Unclear, however, was if the region actually had an increase in rabies cases, or just had heightened awareness of rabies as result of media attention to deaths and dog attacks. The Hindu reported that 20 human rabies deaths occurred in East Godavari in 2010, 42 in 2009, 23 in 2008, and 54 in 2007.

From 1998 to June 2010 the Visakha SPCA sterilized and vaccinated dogs for Visakhapatnam, replacing a corps of for-profit dogcatchers who electrocuted strays, sold dog leather, and responded to losing the dog control contract with a combination of violence and defamatory political attacks.

Persevering to eradicate rabies from the inner metropolis by 2007, the VSPCA gradually extended sterilization and vaccination service into the suburban areas known as the Visakhapatnam Circle, which have approximately quadrupled in human population since the VSPCA program began.

The sterilization and vaccination work was partially subsidized after 2003 by the Indian federal Animal Birth Control program. By the time political control of the Visakhapatnam regional government changed hands in November 2009, the amount of funding involved looked to some of the newly elected GVMC officials like a significant patronage plum to reallocate to supporters.

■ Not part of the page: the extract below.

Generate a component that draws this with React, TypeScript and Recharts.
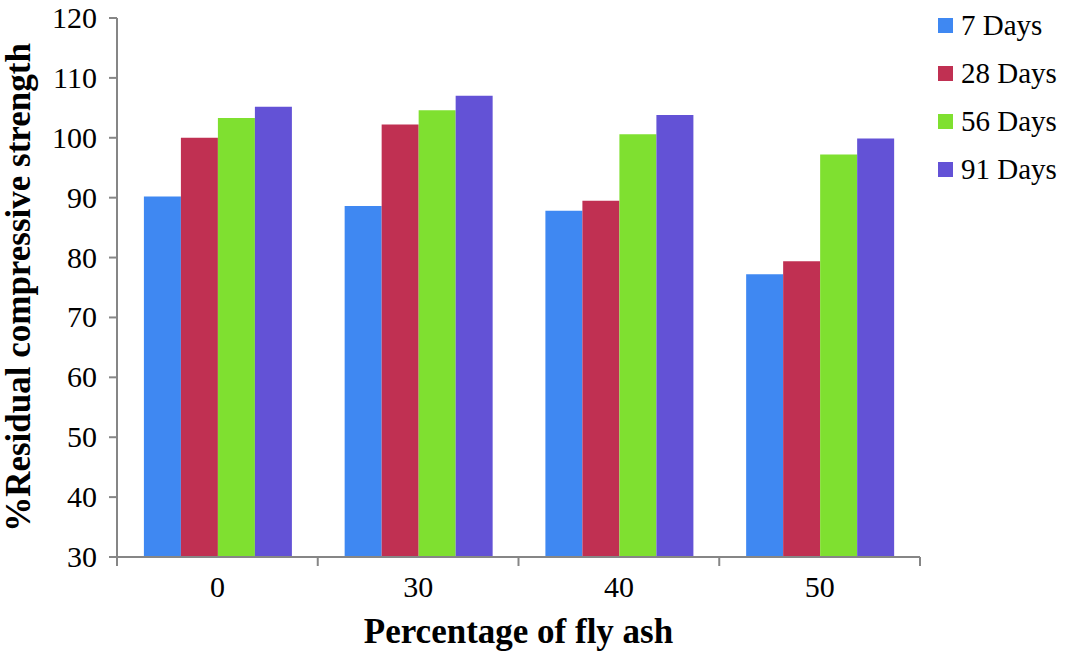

To keep the ABC contracts, Visakha SPCA founder Pradeep Kumar Nath told ANIMAL PEOPLE, he was asked to pay "astronomical sums" to the parties in power, and to agree to allowing city dogcatchers to dump outside of town any dogs whose behavior produced complaints. Nath refused both conditions. The municipal dogcatchers began dumping dogs outside of town anyway, leading to complaints to local newspapers about problem dogs finding their way back even from 20 miles away, and to dogs being dumped near Nath's home, in the oldest part of the city.

Named GVMC veterinary officer, B. Rammohana Rao announced soon after his appointment that the ABC and anti-rabies vaccination programs would henceforth be done under his auspicies. The programs appear to have been started only after rabies cases were again reported within the GVMC.

ABC India

Nath meanwhile kept the Visakha SPCA veterinary team together by forming ABC India, a teaching-and-training program now deployed against the rabies outbreaks.

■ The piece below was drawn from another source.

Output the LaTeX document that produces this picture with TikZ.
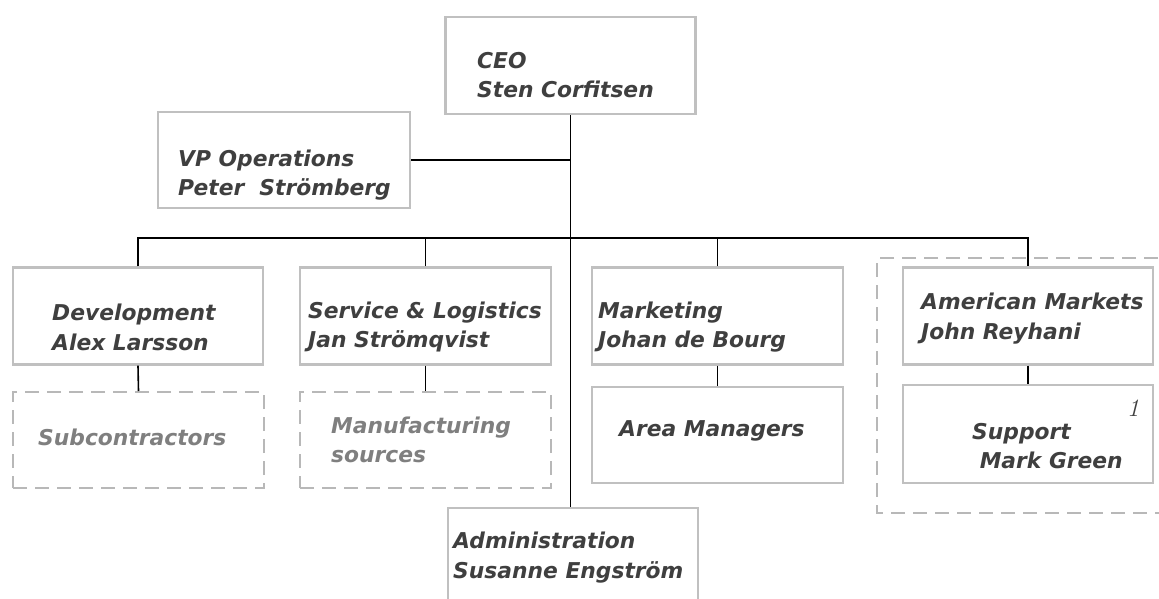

"Dog culls have been reported in Rajahmundry, Vizianagram, and surrounding areas," ABC India managing director Lisa Warden told ANIMAL PEOPLE. "ABC India teams are doing anti-rabies vaccination in Rajahmundry in extreme heat and occasional heavy rain. Anti-rabies vaccination has begun in Kakinada. We hope to contribute teams there to expand their capacity. We expect to begin anti-rabies vaccination in Visakhapatnam forthwith. The programs in each locale need to be expanded at the earliest to ensure adequate coverage," Warden said. ABC India has also begun educating against translocating dogs, implicated in spreading rabies from place to place. "Rabies keeps appearing in different places in Andhra Pradesh that are not close enough to each other to be within a dog's regular range," Warden explained. As an unvaccinated dog may incubate and transmit rabies through bites for weeks before active symptoms appear, seemingly healthy dogs are often rabies vectors.

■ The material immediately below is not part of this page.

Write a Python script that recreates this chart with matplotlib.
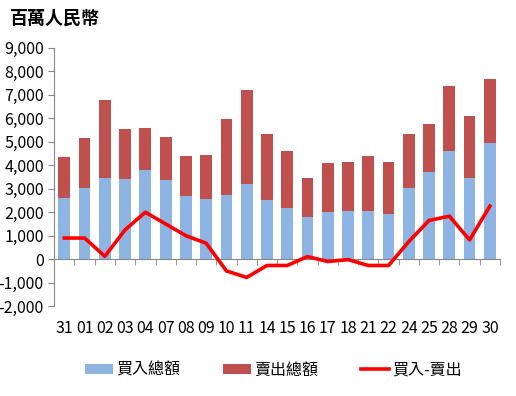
import matplotlib
matplotlib.use("Agg")
import matplotlib.pyplot as plt
import numpy as np

plt.rcParams["font.family"] = ["Liberation Sans Narrow", "Noto Sans CJK TC", "DejaVu Sans"]

days = ["31", "01", "02", "03", "04", "07", "08", "09", "10", "11", "14",
        "15", "16", "17", "18", "21", "22", "24", "25", "28", "29", "30"]
buy = [2600, 3030, 3460, 3410, 3800, 3370, 2690, 2560, 2730, 3200, 2520,
       2180, 1790, 2010, 2050, 2050, 1920, 3030, 3710, 4610, 3460, 4950]
sell = [1750, 2130, 3320, 2140, 1790, 1830, 1700, 1880, 3240, 4010, 2810,
        2430, 1670, 2090, 2090, 2340, 2220, 2300, 2050, 2770, 2640, 2730]
net = [900, 900, 120, 1250, 2000, 1500, 1000, 680, -500, -780, -270,
       -270, 110, -100, -20, -270, -270, 750, 1650, 1830, 820, 2260]

blue = "#8EB4E3"
red = "#C0504D"
line_red = "#FF0000"
grey = "#878787"

fig = plt.figure(figsize=(5.16, 3.96), dpi=100)
ax = fig.add_axes([0.105, 0.227, 0.864, 0.652])

x = np.arange(len(days))
b1 = ax.bar(x, buy, width=0.58, color=blue, label="買入總額", zorder=2)
b2 = ax.bar(x, sell, width=0.58, bottom=buy, color=red, label="賣出總額", zorder=2)
ln, = ax.plot(x, net, color=line_red, lw=2.6, label="買入-賣出", zorder=3)

ax.set_xlim(-0.5, len(days) - 0.5)
ax.set_ylim(-2000, 9000)
ax.set_yticks(np.arange(-2000, 9001, 1000))
ax.set_yticklabels([f"{v:,}" for v in range(-2000, 9001, 1000)])

for s in ["top", "right"]:
    ax.spines[s].set_visible(False)
ax.spines["left"].set_color(grey)
ax.spines["bottom"].set_color(grey)
ax.spines["bottom"].set_position(("data", 0))

ax.set_xticks(x)
ax.set_xticklabels(days)
ax.set_xticks(np.arange(len(days) + 1) - 0.5, minor=True)
ax.tick_params(axis="x", which="major", length=0, pad=44, labelsize=11.5)
ax.tick_params(axis="x", which="minor", length=4, color=grey, direction="out")
ax.tick_params(axis="y", length=4, color=grey, labelsize=11.5)

fig.text(0.02, 0.955, "百萬人民幣", fontsize=13, fontweight="bold",
         va="center", ha="left")

fig.legend(handles=[b1, b2, ln], loc="center", bbox_to_anchor=(0.53, 0.065),
           ncol=3, frameon=False, fontsize=11.5, handlelength=1.75,
           handleheight=0.6, columnspacing=2.7, handletextpad=0.2)

fig.savefig("out.png", dpi=100)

"We have prepared a short film about rabies prevention to show throughout Andhra Pradesh," Warden added. "It is currently being translated into the Telegu language. We will provide it to all districts and local television stations and it will be available on our website. Additional teams, vaccines, and financial support are urgently required," Warden finished, "to prevent further human deaths and dog culls."